_RECORDED INFORMATION:_
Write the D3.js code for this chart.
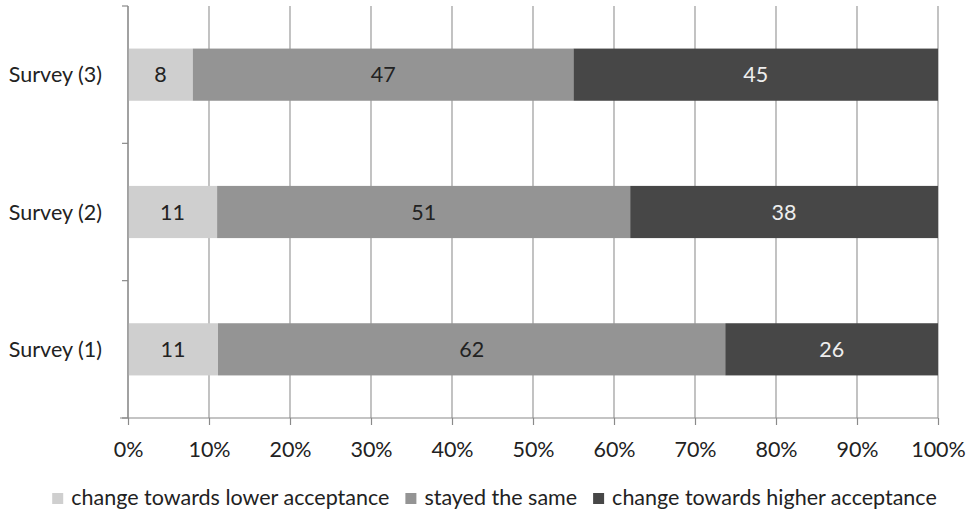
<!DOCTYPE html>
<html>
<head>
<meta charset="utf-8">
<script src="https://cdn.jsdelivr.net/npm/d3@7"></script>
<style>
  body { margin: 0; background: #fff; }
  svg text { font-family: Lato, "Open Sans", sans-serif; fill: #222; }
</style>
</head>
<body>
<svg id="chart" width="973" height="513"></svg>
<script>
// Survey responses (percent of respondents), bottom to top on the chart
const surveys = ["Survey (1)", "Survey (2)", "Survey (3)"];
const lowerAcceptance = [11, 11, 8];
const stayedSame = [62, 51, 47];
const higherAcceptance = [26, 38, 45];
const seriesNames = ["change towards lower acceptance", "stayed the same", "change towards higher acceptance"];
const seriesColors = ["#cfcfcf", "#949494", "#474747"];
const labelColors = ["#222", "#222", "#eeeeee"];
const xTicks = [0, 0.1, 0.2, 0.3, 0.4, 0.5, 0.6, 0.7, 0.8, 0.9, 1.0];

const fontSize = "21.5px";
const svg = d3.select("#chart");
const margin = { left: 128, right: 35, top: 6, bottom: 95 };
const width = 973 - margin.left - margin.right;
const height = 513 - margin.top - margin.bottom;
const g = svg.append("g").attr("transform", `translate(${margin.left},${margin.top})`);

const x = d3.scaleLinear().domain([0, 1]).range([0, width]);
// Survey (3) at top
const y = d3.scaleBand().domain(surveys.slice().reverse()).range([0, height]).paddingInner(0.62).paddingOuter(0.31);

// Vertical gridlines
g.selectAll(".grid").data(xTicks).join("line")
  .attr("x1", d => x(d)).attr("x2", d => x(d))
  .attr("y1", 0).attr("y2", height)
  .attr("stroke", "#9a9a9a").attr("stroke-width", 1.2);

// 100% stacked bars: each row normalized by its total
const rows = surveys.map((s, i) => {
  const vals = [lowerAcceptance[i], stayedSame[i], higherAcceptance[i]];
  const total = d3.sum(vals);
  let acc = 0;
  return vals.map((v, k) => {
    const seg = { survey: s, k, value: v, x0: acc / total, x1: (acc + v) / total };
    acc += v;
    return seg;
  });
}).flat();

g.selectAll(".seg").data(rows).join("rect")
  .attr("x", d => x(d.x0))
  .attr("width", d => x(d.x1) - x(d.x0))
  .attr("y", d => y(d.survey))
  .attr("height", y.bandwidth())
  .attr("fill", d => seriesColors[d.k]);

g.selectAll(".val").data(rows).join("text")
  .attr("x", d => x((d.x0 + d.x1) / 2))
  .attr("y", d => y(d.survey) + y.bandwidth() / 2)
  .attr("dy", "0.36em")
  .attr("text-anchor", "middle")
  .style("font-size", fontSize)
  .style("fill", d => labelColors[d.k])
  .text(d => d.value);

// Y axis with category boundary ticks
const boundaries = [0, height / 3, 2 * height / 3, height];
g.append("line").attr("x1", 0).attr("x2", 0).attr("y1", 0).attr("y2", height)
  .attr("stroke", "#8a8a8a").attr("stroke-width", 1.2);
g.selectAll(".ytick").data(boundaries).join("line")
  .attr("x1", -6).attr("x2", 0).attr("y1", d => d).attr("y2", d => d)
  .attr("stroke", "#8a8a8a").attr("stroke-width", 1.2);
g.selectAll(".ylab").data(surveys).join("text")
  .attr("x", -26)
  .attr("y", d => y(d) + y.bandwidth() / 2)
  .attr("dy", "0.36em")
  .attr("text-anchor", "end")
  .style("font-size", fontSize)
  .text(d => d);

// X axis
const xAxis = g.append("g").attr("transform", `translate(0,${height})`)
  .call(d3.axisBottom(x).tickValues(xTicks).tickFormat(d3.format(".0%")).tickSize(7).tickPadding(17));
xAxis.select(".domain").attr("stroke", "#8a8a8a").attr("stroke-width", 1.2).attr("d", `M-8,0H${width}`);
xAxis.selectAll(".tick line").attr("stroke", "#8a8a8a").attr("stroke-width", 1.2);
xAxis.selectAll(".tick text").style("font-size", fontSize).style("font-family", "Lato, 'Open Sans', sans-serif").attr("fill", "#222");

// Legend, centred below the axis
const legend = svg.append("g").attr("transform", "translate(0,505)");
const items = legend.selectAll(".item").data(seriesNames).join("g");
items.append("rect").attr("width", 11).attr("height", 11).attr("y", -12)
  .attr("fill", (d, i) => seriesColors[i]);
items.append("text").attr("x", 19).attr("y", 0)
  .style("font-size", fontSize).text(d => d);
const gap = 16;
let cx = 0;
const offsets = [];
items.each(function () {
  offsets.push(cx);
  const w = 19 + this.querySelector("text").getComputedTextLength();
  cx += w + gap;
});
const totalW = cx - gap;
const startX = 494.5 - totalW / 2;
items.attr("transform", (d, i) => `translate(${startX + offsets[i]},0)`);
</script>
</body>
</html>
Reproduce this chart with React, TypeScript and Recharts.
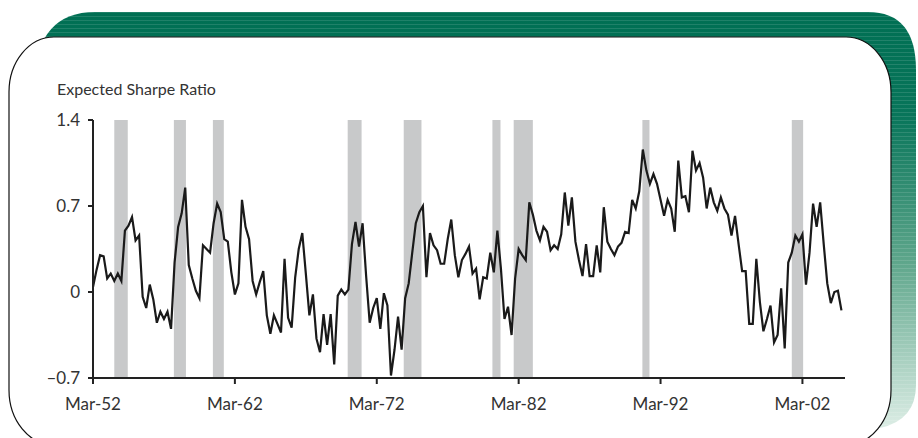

_GIVEN INSTRUCTION:_
Repeat the data exactly in full, omitting its pictures.

_FINAL RESULT:_
Write the D3.js code for this chart.
<!DOCTYPE html>
<html>
<head>
<meta charset="utf-8">
<script src="https://cdn.jsdelivr.net/npm/d3@7"></script>
<style>
  body { margin: 0; background: #fff; }
  svg text { font-family: Lato, "Open Sans", sans-serif; fill: #222; }
</style>
</head>
<body>
<svg id="chart" width="973" height="513"></svg>
<script>
// Survey responses (percent of respondents), bottom to top on the chart
const surveys = ["Survey (1)", "Survey (2)", "Survey (3)"];
const lowerAcceptance = [11, 11, 8];
const stayedSame = [62, 51, 47];
const higherAcceptance = [26, 38, 45];
const seriesNames = ["change towards lower acceptance", "stayed the same", "change towards higher acceptance"];
const seriesColors = ["#cfcfcf", "#949494", "#474747"];
const labelColors = ["#222", "#222", "#eeeeee"];
const xTicks = [0, 0.1, 0.2, 0.3, 0.4, 0.5, 0.6, 0.7, 0.8, 0.9, 1.0];

const fontSize = "21.5px";
const svg = d3.select("#chart");
const margin = { left: 128, right: 35, top: 6, bottom: 95 };
const width = 973 - margin.left - margin.right;
const height = 513 - margin.top - margin.bottom;
const g = svg.append("g").attr("transform", `translate(${margin.left},${margin.top})`);

const x = d3.scaleLinear().domain([0, 1]).range([0, width]);
// Survey (3) at top
const y = d3.scaleBand().domain(surveys.slice().reverse()).range([0, height]).paddingInner(0.62).paddingOuter(0.31);

// Vertical gridlines
g.selectAll(".grid").data(xTicks).join("line")
  .attr("x1", d => x(d)).attr("x2", d => x(d))
  .attr("y1", 0).attr("y2", height)
  .attr("stroke", "#9a9a9a").attr("stroke-width", 1.2);

// 100% stacked bars: each row normalized by its total
const rows = surveys.map((s, i) => {
  const vals = [lowerAcceptance[i], stayedSame[i], higherAcceptance[i]];
  const total = d3.sum(vals);
  let acc = 0;
  return vals.map((v, k) => {
    const seg = { survey: s, k, value: v, x0: acc / total, x1: (acc + v) / total };
    acc += v;
    return seg;
  });
}).flat();

g.selectAll(".seg").data(rows).join("rect")
  .attr("x", d => x(d.x0))
  .attr("width", d => x(d.x1) - x(d.x0))
  .attr("y", d => y(d.survey))
  .attr("height", y.bandwidth())
  .attr("fill", d => seriesColors[d.k]);

g.selectAll(".val").data(rows).join("text")
  .attr("x", d => x((d.x0 + d.x1) / 2))
  .attr("y", d => y(d.survey) + y.bandwidth() / 2)
  .attr("dy", "0.36em")
  .attr("text-anchor", "middle")
  .style("font-size", fontSize)
  .style("fill", d => labelColors[d.k])
  .text(d => d.value);

// Y axis with category boundary ticks
const boundaries = [0, height / 3, 2 * height / 3, height];
g.append("line").attr("x1", 0).attr("x2", 0).attr("y1", 0).attr("y2", height)
  .attr("stroke", "#8a8a8a").attr("stroke-width", 1.2);
g.selectAll(".ytick").data(boundaries).join("line")
  .attr("x1", -6).attr("x2", 0).attr("y1", d => d).attr("y2", d => d)
  .attr("stroke", "#8a8a8a").attr("stroke-width", 1.2);
g.selectAll(".ylab").data(surveys).join("text")
  .attr("x", -26)
  .attr("y", d => y(d) + y.bandwidth() / 2)
  .attr("dy", "0.36em")
  .attr("text-anchor", "end")
  .style("font-size", fontSize)
  .text(d => d);

// X axis
const xAxis = g.append("g").attr("transform", `translate(0,${height})`)
  .call(d3.axisBottom(x).tickValues(xTicks).tickFormat(d3.format(".0%")).tickSize(7).tickPadding(17));
xAxis.select(".domain").attr("stroke", "#8a8a8a").attr("stroke-width", 1.2).attr("d", `M-8,0H${width}`);
xAxis.selectAll(".tick line").attr("stroke", "#8a8a8a").attr("stroke-width", 1.2);
xAxis.selectAll(".tick text").style("font-size", fontSize).style("font-family", "Lato, 'Open Sans', sans-serif").attr("fill", "#222");

// Legend, centred below the axis
const legend = svg.append("g").attr("transform", "translate(0,505)");
const items = legend.selectAll(".item").data(seriesNames).join("g");
items.append("rect").attr("width", 11).attr("height", 11).attr("y", -12)
  .attr("fill", (d, i) => seriesColors[i]);
items.append("text").attr("x", 19).attr("y", 0)
  .style("font-size", fontSize).text(d => d);
const gap = 16;
let cx = 0;
const offsets = [];
items.each(function () {
  offsets.push(cx);
  const w = 19 + this.querySelector("text").getComputedTextLength();
  cx += w + gap;
});
const totalW = cx - gap;
const startX = 494.5 - totalW / 2;
items.attr("transform", (d, i) => `translate(${startX + offsets[i]},0)`);
</script>
</body>
</html>
Reproduce this chart with React, TypeScript and Recharts.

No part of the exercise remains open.